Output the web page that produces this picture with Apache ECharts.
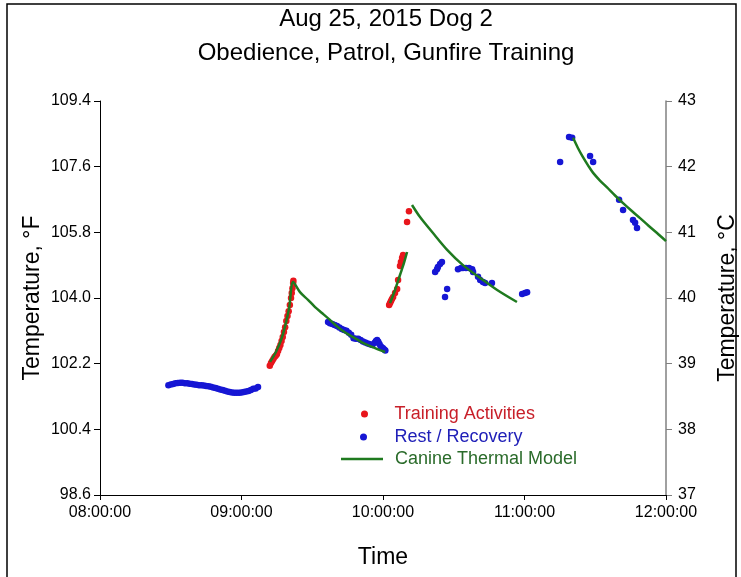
<!DOCTYPE html>
<html>
<head>
<meta charset="utf-8">
<script src="https://cdn.jsdelivr.net/npm/echarts@6/dist/echarts.min.js"></script>
<style>
html,body{margin:0;padding:0;background:#fff;overflow:hidden;}
#chart{width:741px;height:577px;}
</style>
</head>
<body>
<div id="chart"></div>
<script>
// ---- Data (times are clock times on Aug 25, 2015; temperatures in °F) ----
const titleLines = ['Aug 25, 2015 Dog 2', 'Obedience, Patrol, Gunfire Training'];
const timeTickLabels = ['08:00:00', '09:00:00', '10:00:00', '11:00:00', '12:00:00'];
const fahrenheitTicks = [98.6, 100.4, 102.2, 104.0, 105.8, 107.6, 109.4];
const celsiusTicks = [37, 38, 39, 40, 41, 42, 43];

const trainingTimes = [
  '09:12:00','09:12:30','09:13:00','09:13:30','09:14:00','09:14:30','09:15:00','09:15:30',
  '09:16:00','09:16:30','09:17:00','09:17:30','09:18:00','09:18:30','09:19:00','09:19:30',
  '09:20:00','09:20:30','09:21:00','09:21:18','09:21:36','09:21:54','09:22:00',
  '10:02:36','10:03:00','10:03:24','10:03:48','10:04:18','10:05:06','10:06:00','10:06:24',
  '10:07:12','10:07:36','10:08:06','10:08:30','10:10:12','10:11:00'
];
const trainingTempsF = [
  102.14,102.22,102.27,102.33,102.38,102.42,102.46,102.55,
  102.63,102.71,102.82,102.93,103.07,103.20,103.37,103.51,
  103.64,103.81,104.00,104.14,104.27,104.41,104.47,
  103.81,103.86,103.92,103.97,104.03,104.14,104.25,104.49,
  104.88,104.99,105.10,105.18,106.08,106.38
];

const restTimes = [
  '08:29:00','08:30:00','08:31:00','08:32:00','08:33:00','08:34:00','08:35:00','08:36:00',
  '08:37:00','08:38:00','08:39:00','08:40:00','08:41:00','08:42:00','08:43:00','08:44:00',
  '08:45:00','08:46:00','08:47:00','08:48:00','08:49:00','08:50:00','08:51:00','08:52:00',
  '08:53:00','08:54:00','08:55:00','08:56:00','08:57:00','08:58:00','08:59:00','09:00:00',
  '09:01:00','09:02:00','09:03:00','09:04:00','09:05:00','09:06:00','09:07:00',
  '09:36:42','09:37:30','09:38:30','09:39:30','09:40:30','09:41:30','09:42:30','09:43:30',
  '09:44:30','09:45:30','09:46:30','09:47:30','09:48:30','09:49:30','09:50:30','09:51:30',
  '09:52:30','09:53:30','09:54:30','09:55:30','09:56:30','09:57:00','09:57:30','09:58:00',
  '09:58:30','09:59:00','09:59:30','10:00:00','10:00:30','10:01:00',
  '10:22:06','10:22:54','10:23:18','10:24:12','10:25:00','10:26:18','10:27:12','10:31:48',
  '10:33:06','10:33:54','10:35:12','10:36:30','10:37:48','10:38:12','10:40:18','10:41:12',
  '10:42:24','10:43:18','10:46:12','10:59:00','11:00:12','11:01:06',
  '11:15:06','11:18:54','11:20:12','11:27:48','11:29:06','11:40:06','11:41:48','11:46:00',
  '11:46:54','11:47:42'
];
const restTempsF = [
  101.61,101.63,101.64,101.66,101.67,101.68,101.68,101.66,
  101.66,101.65,101.64,101.63,101.62,101.61,101.61,101.60,
  101.59,101.58,101.57,101.55,101.53,101.51,101.49,101.48,
  101.46,101.44,101.42,101.41,101.40,101.40,101.40,101.41,
  101.42,101.44,101.45,101.48,101.51,101.52,101.56,
  103.34,103.31,103.29,103.26,103.23,103.19,103.15,103.12,
  103.10,103.05,102.99,102.90,102.88,102.88,102.85,102.81,
  102.78,102.75,102.73,102.71,102.77,102.82,102.85,102.80,
  102.74,102.68,102.64,102.62,102.59,102.56,
  104.71,104.79,104.85,104.93,104.99,104.03,104.25,104.79,
  104.82,104.82,104.82,104.82,104.79,104.71,104.58,104.49,
  104.44,104.41,104.41,104.11,104.14,104.16,
  107.73,108.41,108.39,107.89,107.73,106.69,106.41,106.14,
  106.06,105.92
];

const modelTimes1 = ['09:12:06','09:14:36','09:16:48','09:18:30','09:20:12','09:21:54','09:24:48','09:28:12',
  '09:31:12','09:34:06','09:37:30','09:40:54','09:44:18','09:48:06','09:51:30','09:55:24','09:58:42','10:00:54'];
const modelTempsF1 = [102.25,102.52,102.85,103.23,103.73,104.44,104.16,103.95,
  103.75,103.59,103.40,103.20,103.04,102.90,102.77,102.66,102.57,102.52];
const modelTimes2 = ['10:03:00','10:05:06','10:07:12','10:08:54','10:10:12'];
const modelTempsF2 = [103.86,104.22,104.63,104.96,105.26];
const modelTimes3 = ['10:12:18','10:15:42','10:21:12','10:27:12','10:33:54','10:41:12','10:48:24','10:56:48'];
const modelTempsF3 = [106.55,106.22,105.78,105.32,104.90,104.55,104.22,103.89];
const modelTimes4 = ['11:20:36','11:22:36','11:24:48','11:27:00','11:29:06','11:32:00','11:35:00','11:38:24',
  '11:41:48','11:45:24','11:49:00','11:52:36','11:56:12','12:00:00'];
const modelTempsF4 = [108.39,108.12,107.86,107.63,107.43,107.22,107.03,106.81,
  106.60,106.39,106.19,105.98,105.78,105.56];

// ---- helpers ----
const START = '08:00:00';
function toMin(s) {
  const p = s.split(':').map(Number);
  const b = START.split(':').map(Number);
  return (p[0]*60 + p[1] + p[2]/60) - (b[0]*60 + b[1] + b[2]/60);
}
function pairs(times, vals) { return times.map((t, i) => [toMin(t), vals[i]]); }
const tickMinutes = timeTickLabels.map(toMin);

const FONT = "'Liberation Sans', Arial, sans-serif";
const RED = '#e8161c', BLUE = '#1616d4', GREEN = '#1f7a1f';

const chart = echarts.init(document.getElementById('chart'), null, {renderer: 'canvas'});

const modelSets = [[modelTimes1, modelTempsF1],[modelTimes2, modelTempsF2],[modelTimes3, modelTempsF3],[modelTimes4, modelTempsF4]];

const option = {
  animation: false,
  backgroundColor: '#fff',
  title: {
    text: titleLines.join('\n'),
    left: 381, textAlign: 'center', top: -3,
    textStyle: {fontFamily: FONT, fontSize: 24, fontWeight: 'normal', color: '#000', lineHeight: 34}
  },
  graphic: [{
    type: 'rect', shape: {x: 7, y: 4, width: 729, height: 600},
    style: {fill: 'none', stroke: '#000', lineWidth: 1.5}, silent: true, z: 100
  }],
  grid: {left: 100, right: 75, top: 101, bottom: 82, containLabel: false, outerBoundsMode: 'none'},
  xAxis: {
    type: 'value', min: tickMinutes[0], max: tickMinutes[tickMinutes.length-1], interval: 60,
    name: 'Time', nameLocation: 'middle', nameGap: 51, nameMoveOverlap: false,
    nameTextStyle: {fontFamily: FONT, fontSize: 23, color: '#000'},
    axisLine: {show: true, lineStyle: {color: '#000', width: 1}},
    axisTick: {show: true, inside: false, length: 5, lineStyle: {color: '#000'}},
    axisLabel: {fontFamily: FONT, fontSize: 16, color: '#000', margin: 10,
      formatter: v => { const i = tickMinutes.indexOf(v); return i >= 0 ? timeTickLabels[i] : ''; }},
    splitLine: {show: false}
  },
  yAxis: [{
    type: 'value', min: fahrenheitTicks[0], max: fahrenheitTicks[fahrenheitTicks.length-1],
    position: 'left',
    name: 'Temperature, °F', nameLocation: 'middle', nameGap: 56, nameRotate: 90, nameMoveOverlap: false,
    nameTextStyle: {fontFamily: FONT, fontSize: 23, color: '#000'},
    axisLine: {show: true, lineStyle: {color: '#000', width: 1}},
    axisTick: {show: true, inside: false, length: 6, customValues: fahrenheitTicks, lineStyle: {color: '#000'}},
    axisLabel: {fontFamily: FONT, fontSize: 16, color: '#000', margin: 9, customValues: fahrenheitTicks,
      formatter: v => Number(v).toFixed(1)},
    splitLine: {show: false}
  }, {
    type: 'value', min: celsiusTicks[0], max: celsiusTicks[celsiusTicks.length-1], interval: 1,
    position: 'right',
    name: 'Temperature, °C', nameLocation: 'middle', nameGap: 50, nameRotate: 90, nameMoveOverlap: false,
    nameTextStyle: {fontFamily: FONT, fontSize: 23, color: '#000'},
    axisLine: {show: true, lineStyle: {color: '#808080', width: 1.5}},
    axisTick: {show: true, inside: false, length: 6, lineStyle: {color: '#808080'}},
    axisLabel: {fontFamily: FONT, fontSize: 16, color: '#000', margin: 12},
    splitLine: {show: false}
  }],
  legend: [{
    data: [{name: 'Training Activities', icon: 'circle'}],
    left: 356, top: 400, itemWidth: 42, itemHeight: 7, symbolKeepAspect: true,
    textStyle: {fontFamily: FONT, fontSize: 18, color: '#c8202a', padding: [0,0,0,4]}
  }, {
    data: [{name: 'Rest / Recovery', icon: 'circle'}],
    left: 355, top: 423, itemWidth: 42, itemHeight: 7, symbolKeepAspect: true,
    textStyle: {fontFamily: FONT, fontSize: 18, color: '#2020b8', padding: [0,0,0,5]}
  }, {
    data: [{name: 'Canine Thermal Model', icon: 'rect'}],
    left: 336, top: 445, itemWidth: 42, itemHeight: 2.5, symbolKeepAspect: false,
    textStyle: {fontFamily: FONT, fontSize: 18, color: '#2a6b2a', padding: [0,0,0,7]}
  }],
  series: [
    {name: 'Training Activities', type: 'scatter', yAxisIndex: 0, symbol: 'circle', symbolSize: 6.5,
     itemStyle: {color: RED, opacity: 1}, data: pairs(trainingTimes, trainingTempsF), z: 2},
    {name: 'Rest / Recovery', type: 'scatter', yAxisIndex: 0, symbol: 'circle', symbolSize: 6.5,
     itemStyle: {color: BLUE, opacity: 1}, data: pairs(restTimes, restTempsF), z: 2},
    ...modelSets.map(([t, v]) => ({
      name: 'Canine Thermal Model', type: 'line', yAxisIndex: 0, smooth: 0.3, showSymbol: false, symbol: 'none',
      lineStyle: {color: GREEN, width: 2.5}, itemStyle: {color: GREEN},
      data: pairs(t, v), z: 3
    }))
  ]
};
chart.setOption(option);
</script>
</body>
</html>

Task to complete: Emit the lines of the material exactly, from its first line to the line containing "const celsiusTicks = [37, 38, 39, 40, 41, 42, 43];", inclusive; leave every picture out.

Answer to the problem:
Output the web page that produces this picture with Apache ECharts.
<!DOCTYPE html>
<html>
<head>
<meta charset="utf-8">
<script src="https://cdn.jsdelivr.net/npm/echarts@6/dist/echarts.min.js"></script>
<style>
html,body{margin:0;padding:0;background:#fff;overflow:hidden;}
#chart{width:741px;height:577px;}
</style>
</head>
<body>
<div id="chart"></div>
<script>
// ---- Data (times are clock times on Aug 25, 2015; temperatures in °F) ----
const titleLines = ['Aug 25, 2015 Dog 2', 'Obedience, Patrol, Gunfire Training'];
const timeTickLabels = ['08:00:00', '09:00:00', '10:00:00', '11:00:00', '12:00:00'];
const fahrenheitTicks = [98.6, 100.4, 102.2, 104.0, 105.8, 107.6, 109.4];
const celsiusTicks = [37, 38, 39, 40, 41, 42, 43];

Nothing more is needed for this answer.